# Objective:
Only a number is wanted: how many lines in the listing contain the word "matplotlib"?
>> Start Supplied data
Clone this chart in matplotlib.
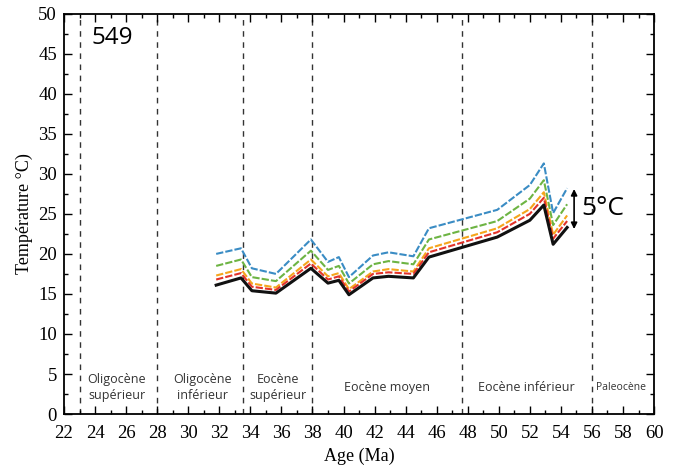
import matplotlib
matplotlib.use("Agg")
import matplotlib.pyplot as plt
from matplotlib.ticker import MultipleLocator

ages = [31.8, 33.4, 34.1, 35.65, 37.9, 39.0, 39.7, 40.35, 41.9, 42.9, 44.5, 45.5, 49.9, 52.0, 52.9, 53.5, 54.4]
t_blue = [20.0, 20.7, 18.2, 17.5, 21.8, 19.0, 19.6, 17.1, 19.8, 20.2, 19.7, 23.2, 25.5, 28.6, 31.3, 25.1, 28.2]
t_green = [18.5, 19.3, 17.1, 16.6, 20.4, 18.0, 18.5, 16.3, 18.7, 19.1, 18.7, 21.8, 24.1, 26.9, 29.2, 23.6, 26.2]
t_orange = [17.3, 18.1, 16.3, 15.8, 19.3, 17.2, 17.6, 15.6, 17.8, 18.1, 17.8, 20.7, 23.2, 25.6, 27.7, 22.4, 24.8]
t_red = [16.8, 17.6, 15.9, 15.5, 18.8, 16.8, 17.2, 15.3, 17.5, 17.7, 17.5, 20.2, 22.7, 25.0, 27.0, 21.9, 24.1]
t_black = [16.1, 17.0, 15.4, 15.1, 18.2, 16.35, 16.7, 14.9, 17.0, 17.2, 17.0, 19.6, 22.1, 24.2, 26.1, 21.2, 23.3]

boundaries = [23.0, 28.0, 33.5, 38.0, 47.6, 56.0]
period_labels = ["Oligocène\nsupérieur", "Oligocène\ninférieur", "Eocène\nsupérieur",
                 "Eocène moyen", "Eocène inférieur", "Paleocène"]
period_x = [25.4, 30.9, 35.8, 42.8, 51.8, 57.9]

serif = "Liberation Serif"
sans = "Open Sans"

fig = plt.figure(figsize=(6.75, 4.7), dpi=100)
ax = fig.add_axes([0.0948, 0.119, 0.8742, 0.852])

for b in boundaries:
    ax.axvline(b, color="#333333", lw=1.0, ls=(0, (4, 4)), zorder=1)

ax.plot(ages, t_blue, color="#3a8cc4", lw=1.5, ls=(0, (3.5, 1)), zorder=3)
ax.plot(ages, t_green, color="#6db443", lw=1.5, ls=(0, (3.5, 1)), zorder=3)
ax.plot(ages, t_orange, color="#f5a51c", lw=1.5, ls=(0, (3.5, 1)), zorder=3)
ax.plot(ages, t_red, color="#e2332a", lw=1.5, ls=(0, (3.5, 1)), zorder=3)
ax.plot(ages, t_black, color="#111111", lw=2.2, zorder=4)

ax.set_xlim(22, 60)
ax.set_ylim(0, 50)
ax.xaxis.set_major_locator(MultipleLocator(2))
ax.xaxis.set_minor_locator(MultipleLocator(1))
ax.yaxis.set_major_locator(MultipleLocator(5))
ax.yaxis.set_minor_locator(MultipleLocator(2.5))
ax.tick_params(which="both", direction="in", top=True, right=True, width=1.0)
ax.tick_params(which="major", length=6, labelsize=13.5)
ax.tick_params(axis="x", which="major", pad=8)
ax.tick_params(axis="y", which="major", pad=5)
ax.tick_params(which="minor", length=3)
for lab in ax.get_xticklabels() + ax.get_yticklabels():
    lab.set_family(serif)
for s in ax.spines.values():
    s.set_linewidth(1.3)

ax.set_xlabel("Age (Ma)", family=serif, fontsize=13, labelpad=4)
ax.set_ylabel("Température °C)", family=serif, fontsize=13, labelpad=4)

ax.text(23.8, 46.9, "549", family=sans, fontsize=17.5, ha="left", va="center")

for lab, x in zip(period_labels, period_x):
    fs = 7.5 if lab == "Paleocène" else 9
    ax.text(x, 3.3, lab, family=sans, fontsize=fs, ha="center", va="center",
            color="#333333", linespacing=1.3)

ax.annotate("", xy=(54.85, 23.1), xytext=(54.85, 28.1),
            arrowprops=dict(arrowstyle="<|-|>", color="black", lw=1.2,
                            mutation_scale=9, shrinkA=0, shrinkB=0))
ax.text(55.3, 25.7, "5°C", family=sans, fontsize=19, ha="left", va="center")

fig.savefig("out.png", dpi=100)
>> End Supplied data
# Expected answer:
5